---------- Dataset excerpt

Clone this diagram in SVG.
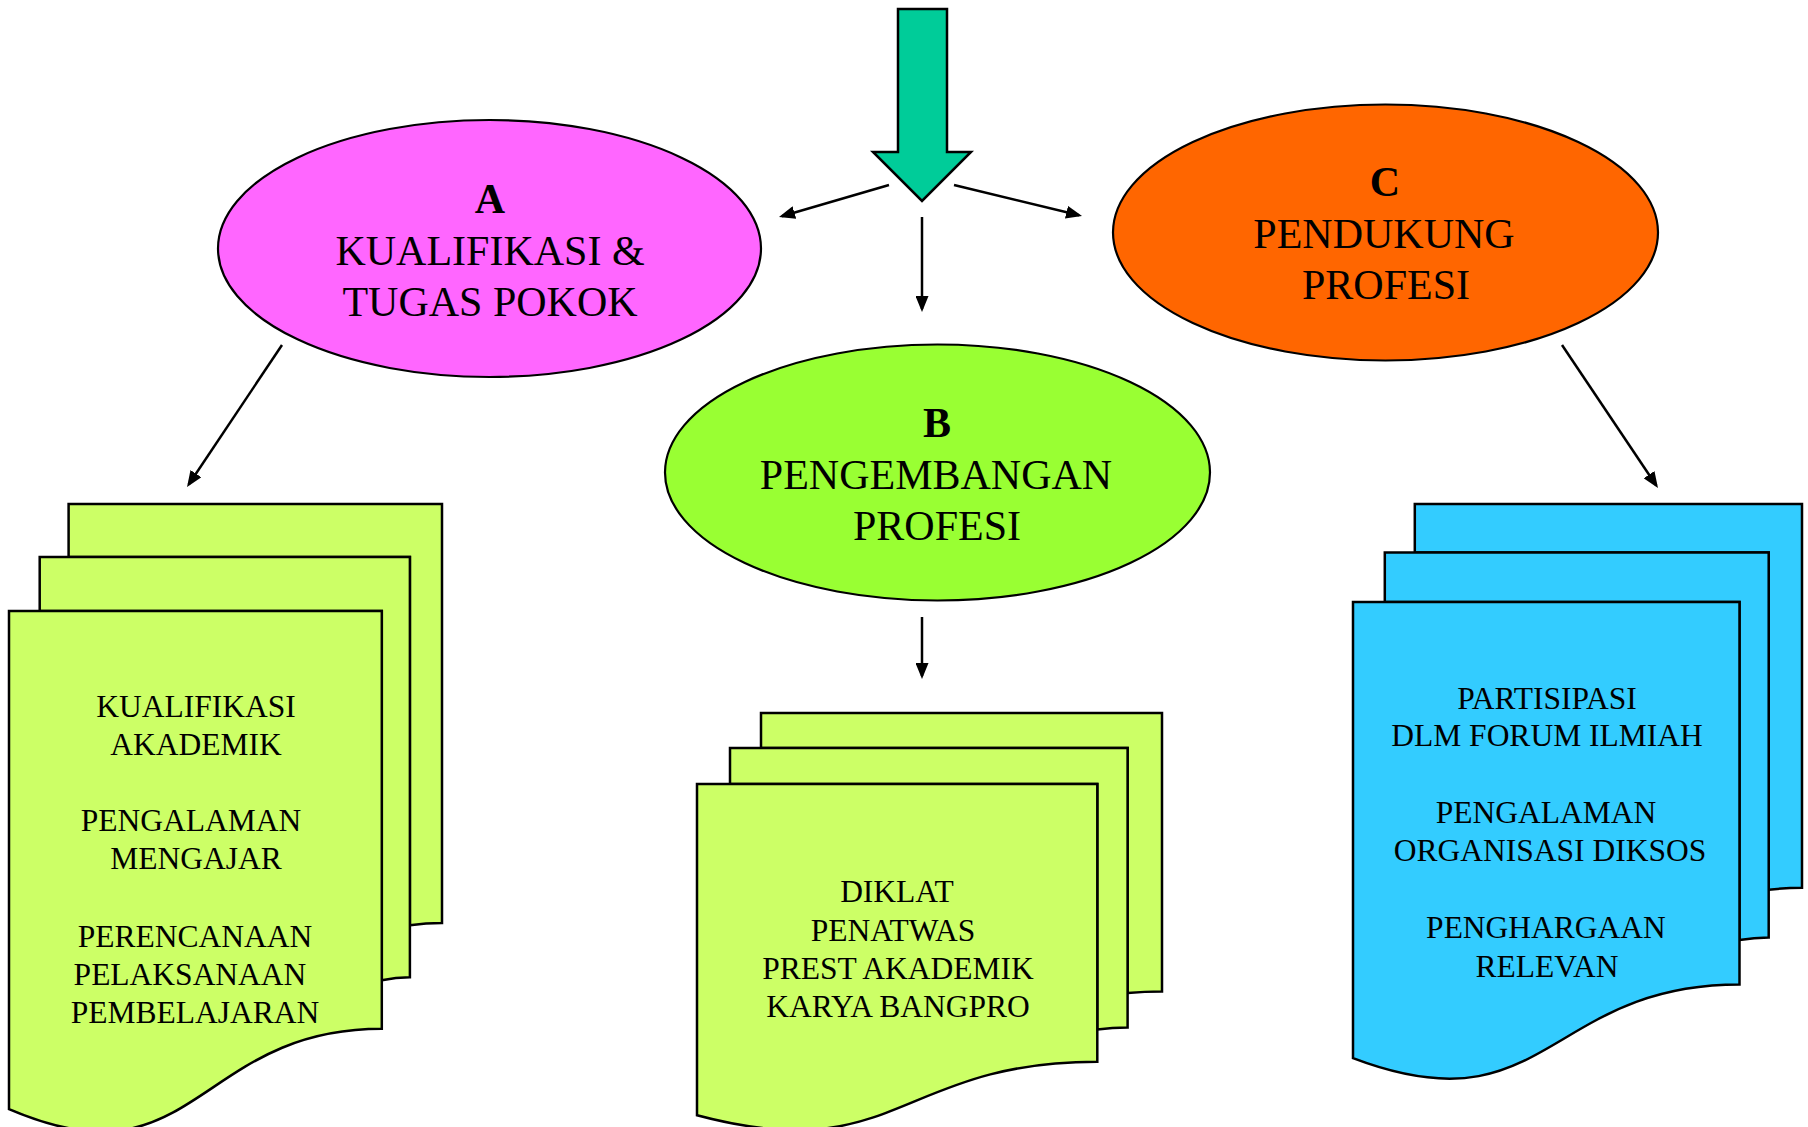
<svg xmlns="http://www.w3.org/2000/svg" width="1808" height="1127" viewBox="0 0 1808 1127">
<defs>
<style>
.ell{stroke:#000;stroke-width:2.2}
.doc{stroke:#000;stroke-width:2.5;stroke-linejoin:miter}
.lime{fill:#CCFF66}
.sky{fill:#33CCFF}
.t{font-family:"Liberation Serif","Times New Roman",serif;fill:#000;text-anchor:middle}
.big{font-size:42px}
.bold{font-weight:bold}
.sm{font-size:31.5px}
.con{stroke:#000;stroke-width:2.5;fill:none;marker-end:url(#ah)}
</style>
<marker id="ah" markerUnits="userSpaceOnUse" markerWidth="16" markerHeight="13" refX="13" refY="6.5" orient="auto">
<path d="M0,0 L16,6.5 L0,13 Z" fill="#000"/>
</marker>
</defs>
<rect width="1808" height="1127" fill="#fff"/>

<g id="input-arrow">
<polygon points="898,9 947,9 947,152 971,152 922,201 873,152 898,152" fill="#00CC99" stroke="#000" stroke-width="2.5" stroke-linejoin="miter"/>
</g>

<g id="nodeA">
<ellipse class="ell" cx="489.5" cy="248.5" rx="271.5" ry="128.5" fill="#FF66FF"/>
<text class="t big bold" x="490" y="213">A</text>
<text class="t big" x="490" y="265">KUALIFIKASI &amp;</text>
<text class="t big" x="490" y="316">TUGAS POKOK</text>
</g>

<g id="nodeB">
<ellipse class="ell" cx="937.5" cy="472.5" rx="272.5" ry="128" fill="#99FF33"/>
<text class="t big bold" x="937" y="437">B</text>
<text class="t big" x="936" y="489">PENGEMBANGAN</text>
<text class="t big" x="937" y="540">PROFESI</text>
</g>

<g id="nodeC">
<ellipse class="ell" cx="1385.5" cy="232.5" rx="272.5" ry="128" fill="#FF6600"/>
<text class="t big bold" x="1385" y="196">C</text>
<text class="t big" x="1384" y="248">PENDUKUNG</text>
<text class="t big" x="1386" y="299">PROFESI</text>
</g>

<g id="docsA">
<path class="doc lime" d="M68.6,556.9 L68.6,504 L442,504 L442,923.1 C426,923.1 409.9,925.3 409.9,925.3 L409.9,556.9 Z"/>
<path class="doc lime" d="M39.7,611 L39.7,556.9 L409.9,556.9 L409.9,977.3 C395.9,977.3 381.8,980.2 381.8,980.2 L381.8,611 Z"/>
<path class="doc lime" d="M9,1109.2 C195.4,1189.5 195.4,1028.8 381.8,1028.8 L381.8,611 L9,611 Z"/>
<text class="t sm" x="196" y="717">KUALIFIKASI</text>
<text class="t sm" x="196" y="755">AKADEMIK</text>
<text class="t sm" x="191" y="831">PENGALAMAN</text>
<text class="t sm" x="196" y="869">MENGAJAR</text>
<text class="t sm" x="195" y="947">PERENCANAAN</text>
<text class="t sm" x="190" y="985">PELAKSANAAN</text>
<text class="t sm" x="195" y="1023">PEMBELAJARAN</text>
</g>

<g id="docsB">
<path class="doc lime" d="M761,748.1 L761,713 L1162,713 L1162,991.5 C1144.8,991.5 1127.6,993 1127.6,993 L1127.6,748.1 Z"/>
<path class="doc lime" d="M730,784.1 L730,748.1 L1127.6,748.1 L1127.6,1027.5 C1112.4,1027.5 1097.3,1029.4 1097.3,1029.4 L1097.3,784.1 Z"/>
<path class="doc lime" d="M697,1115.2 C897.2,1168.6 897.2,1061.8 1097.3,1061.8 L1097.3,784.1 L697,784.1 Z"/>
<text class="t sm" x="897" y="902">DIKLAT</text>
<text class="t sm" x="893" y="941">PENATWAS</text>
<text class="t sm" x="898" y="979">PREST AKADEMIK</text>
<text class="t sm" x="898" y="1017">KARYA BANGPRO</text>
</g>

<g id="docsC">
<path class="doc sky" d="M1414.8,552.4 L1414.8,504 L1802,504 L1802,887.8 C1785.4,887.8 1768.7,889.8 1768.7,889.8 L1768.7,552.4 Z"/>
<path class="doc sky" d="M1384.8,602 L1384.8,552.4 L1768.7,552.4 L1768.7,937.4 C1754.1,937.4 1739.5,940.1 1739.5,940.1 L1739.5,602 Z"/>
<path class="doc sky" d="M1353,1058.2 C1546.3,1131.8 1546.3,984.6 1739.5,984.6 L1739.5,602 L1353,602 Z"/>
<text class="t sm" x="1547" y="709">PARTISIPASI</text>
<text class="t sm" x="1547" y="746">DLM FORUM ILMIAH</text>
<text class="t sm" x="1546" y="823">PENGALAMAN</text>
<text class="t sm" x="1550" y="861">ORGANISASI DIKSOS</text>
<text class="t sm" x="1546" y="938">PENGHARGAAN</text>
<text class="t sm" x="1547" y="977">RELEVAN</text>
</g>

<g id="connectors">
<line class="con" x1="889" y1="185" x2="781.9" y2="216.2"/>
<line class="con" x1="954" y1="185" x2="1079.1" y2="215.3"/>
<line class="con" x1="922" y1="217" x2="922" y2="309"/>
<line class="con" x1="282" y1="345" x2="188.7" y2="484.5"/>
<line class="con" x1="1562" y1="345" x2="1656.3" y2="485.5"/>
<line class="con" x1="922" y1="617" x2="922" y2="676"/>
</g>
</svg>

--------------------

Description of the task. Repeat all of the data above word for word, minus the pictures.

The reply.
Clone this diagram in SVG.
<svg xmlns="http://www.w3.org/2000/svg" width="1808" height="1127" viewBox="0 0 1808 1127">
<defs>
<style>
.ell{stroke:#000;stroke-width:2.2}
.doc{stroke:#000;stroke-width:2.5;stroke-linejoin:miter}
.lime{fill:#CCFF66}
.sky{fill:#33CCFF}
.t{font-family:"Liberation Serif","Times New Roman",serif;fill:#000;text-anchor:middle}
.big{font-size:42px}
.bold{font-weight:bold}
.sm{font-size:31.5px}
.con{stroke:#000;stroke-width:2.5;fill:none;marker-end:url(#ah)}
</style>
<marker id="ah" markerUnits="userSpaceOnUse" markerWidth="16" markerHeight="13" refX="13" refY="6.5" orient="auto">
<path d="M0,0 L16,6.5 L0,13 Z" fill="#000"/>
</marker>
</defs>
<rect width="1808" height="1127" fill="#fff"/>

<g id="input-arrow">
<polygon points="898,9 947,9 947,152 971,152 922,201 873,152 898,152" fill="#00CC99" stroke="#000" stroke-width="2.5" stroke-linejoin="miter"/>
</g>

<g id="nodeA">
<ellipse class="ell" cx="489.5" cy="248.5" rx="271.5" ry="128.5" fill="#FF66FF"/>
<text class="t big bold" x="490" y="213">A</text>
<text class="t big" x="490" y="265">KUALIFIKASI &amp;</text>
<text class="t big" x="490" y="316">TUGAS POKOK</text>
</g>

<g id="nodeB">
<ellipse class="ell" cx="937.5" cy="472.5" rx="272.5" ry="128" fill="#99FF33"/>
<text class="t big bold" x="937" y="437">B</text>
<text class="t big" x="936" y="489">PENGEMBANGAN</text>
<text class="t big" x="937" y="540">PROFESI</text>
</g>

<g id="nodeC">
<ellipse class="ell" cx="1385.5" cy="232.5" rx="272.5" ry="128" fill="#FF6600"/>
<text class="t big bold" x="1385" y="196">C</text>
<text class="t big" x="1384" y="248">PENDUKUNG</text>
<text class="t big" x="1386" y="299">PROFESI</text>
</g>

<g id="docsA">
<path class="doc lime" d="M68.6,556.9 L68.6,504 L442,504 L442,923.1 C426,923.1 409.9,925.3 409.9,925.3 L409.9,556.9 Z"/>
<path class="doc lime" d="M39.7,611 L39.7,556.9 L409.9,556.9 L409.9,977.3 C395.9,977.3 381.8,980.2 381.8,980.2 L381.8,611 Z"/>
<path class="doc lime" d="M9,1109.2 C195.4,1189.5 195.4,1028.8 381.8,1028.8 L381.8,611 L9,611 Z"/>
<text class="t sm" x="196" y="717">KUALIFIKASI</text>
<text class="t sm" x="196" y="755">AKADEMIK</text>
<text class="t sm" x="191" y="831">PENGALAMAN</text>
<text class="t sm" x="196" y="869">MENGAJAR</text>
<text class="t sm" x="195" y="947">PERENCANAAN</text>
<text class="t sm" x="190" y="985">PELAKSANAAN</text>
<text class="t sm" x="195" y="1023">PEMBELAJARAN</text>
</g>

<g id="docsB">
<path class="doc lime" d="M761,748.1 L761,713 L1162,713 L1162,991.5 C1144.8,991.5 1127.6,993 1127.6,993 L1127.6,748.1 Z"/>
<path class="doc lime" d="M730,784.1 L730,748.1 L1127.6,748.1 L1127.6,1027.5 C1112.4,1027.5 1097.3,1029.4 1097.3,1029.4 L1097.3,784.1 Z"/>
<path class="doc lime" d="M697,1115.2 C897.2,1168.6 897.2,1061.8 1097.3,1061.8 L1097.3,784.1 L697,784.1 Z"/>
<text class="t sm" x="897" y="902">DIKLAT</text>
<text class="t sm" x="893" y="941">PENATWAS</text>
<text class="t sm" x="898" y="979">PREST AKADEMIK</text>
<text class="t sm" x="898" y="1017">KARYA BANGPRO</text>
</g>

<g id="docsC">
<path class="doc sky" d="M1414.8,552.4 L1414.8,504 L1802,504 L1802,887.8 C1785.4,887.8 1768.7,889.8 1768.7,889.8 L1768.7,552.4 Z"/>
<path class="doc sky" d="M1384.8,602 L1384.8,552.4 L1768.7,552.4 L1768.7,937.4 C1754.1,937.4 1739.5,940.1 1739.5,940.1 L1739.5,602 Z"/>
<path class="doc sky" d="M1353,1058.2 C1546.3,1131.8 1546.3,984.6 1739.5,984.6 L1739.5,602 L1353,602 Z"/>
<text class="t sm" x="1547" y="709">PARTISIPASI</text>
<text class="t sm" x="1547" y="746">DLM FORUM ILMIAH</text>
<text class="t sm" x="1546" y="823">PENGALAMAN</text>
<text class="t sm" x="1550" y="861">ORGANISASI DIKSOS</text>
<text class="t sm" x="1546" y="938">PENGHARGAAN</text>
<text class="t sm" x="1547" y="977">RELEVAN</text>
</g>

<g id="connectors">
<line class="con" x1="889" y1="185" x2="781.9" y2="216.2"/>
<line class="con" x1="954" y1="185" x2="1079.1" y2="215.3"/>
<line class="con" x1="922" y1="217" x2="922" y2="309"/>
<line class="con" x1="282" y1="345" x2="188.7" y2="484.5"/>
<line class="con" x1="1562" y1="345" x2="1656.3" y2="485.5"/>
<line class="con" x1="922" y1="617" x2="922" y2="676"/>
</g>
</svg>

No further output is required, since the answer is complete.